The design of mooring anchors of Floating LNG systems on Australia's North West Shelf (NWS) is challenging due to the high mooring loads and the seabed which comprises carbonate soils. Anchors with an embedded padeye require engineering of the chain inverse catenary and management of interfaces between the anchor and mooring system design teams. While considerable investigation of the anchor line performance in clay has been conducted, there has been limited investigation into the anchor line behavior in sand, and none in carbonate sand.

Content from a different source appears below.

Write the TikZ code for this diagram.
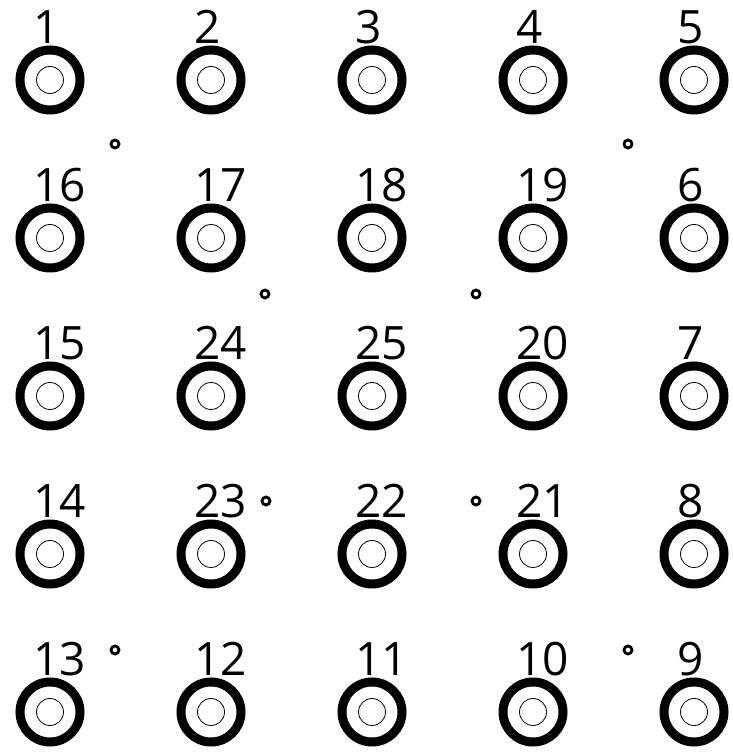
\documentclass[tikz,border=0pt]{standalone}
\usepackage{fontspec}
\setmainfont{Open Sans}
\usetikzlibrary{calc}
\begin{document}
\begin{tikzpicture}[x=1pt,y=1pt,
  ring/.style={circle,draw=black,line width=9pt,minimum size=60pt,inner sep=0pt},
  hole/.style={circle,draw=black,line width=0.8pt,minimum size=27pt,inner sep=0pt},
  padlabel/.style={anchor=base west,inner sep=0pt,font=\fontsize{46}{46}\selectfont},
  via/.style={circle,draw=black,line width=2.8pt,minimum size=8pt,inner sep=0pt}]
\useasboundingbox (0,0) rectangle (732,754);
\foreach \c/\r/\t in {0/0/1,1/0/2,2/0/3,3/0/4,4/0/5,
                      0/1/16,1/1/17,2/1/18,3/1/19,4/1/6,
                      0/2/15,1/2/24,2/2/25,3/2/20,4/2/7,
                      0/3/14,1/3/23,2/3/22,3/3/21,4/3/8,
                      0/4/13,1/4/12,2/4/11,3/4/10,4/4/9}{
  \pgfmathsetmacro\px{50+161*\c}
  \pgfmathsetmacro\py{754-80-158*\r}
  \node[ring] (p\t) at (\px,\py) {};
  \node[hole] (h\t) at (p\t.center) {};
  \node[padlabel] (l\t) at ($(p\t.center)+(-17,36)$) {\t};
}
\node[via] (v1) at (115,754-144) {};
\node[via] (v2) at (628,754-144) {};
\node[via] (v3) at (265,754-294) {};
\node[via] (v4) at (476,754-294) {};
\node[via] (v5) at (266,754-501) {};
\node[via] (v6) at (476,754-501) {};
\node[via] (v7) at (115,754-650) {};
\node[via] (v8) at (628,754-650) {};
\end{tikzpicture}
\end{document}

The limited relevant information in the codes and standards and public domain may therefore result in over-conservative design for the ground chain, the anchors and the overall mooring system.
In order to optimize the design of the mooring systems in relation to a developing Floating LNG project, a program of chain-soil interaction tests has been performed in a geotechnical centrifuge at the Centre of Offshore Foundation Systems in the University of Western Australia. The purpose of the testing was to provide data to allow better assessment of the shape and load distribution on the chain inverse catenary of a large mooring chain at high loads in carbonate sand. The testing achieved scaled loads equivalent to the 10,000 year return period storm experienced by an FLNG facility on the NWS, and included detailed profiling of the inverse catenary at different loading stages. The program spanned a range of chain sizes and soil densities as characterized by miniature cone penetrometer tests.
This paper outlines the design considerations for chain-soil interaction and provides guidance for interface management, which sets the centrifuge modelling program in context. The results of the centrifuge program are presented and interpreted against the backdrop of conventional design assumptions and existing theories for chain-soil interaction. Using the interpreted results, a new method for the analysis of chain-soil interaction in carbonate sands is proposed, which includes the use of cone tip resistance profiles. The method and input parameters are calibrated via the centrifuge test results. The insights gained have resulted in improved design assumptions for the conditions modelled, and further refinements of the analysis approach are foreshadowed. These outcomes have led to improved estimates of the inverse catenary configurations and mooring anchor loads, and future work is anticipated to allow more general improvements to design practice.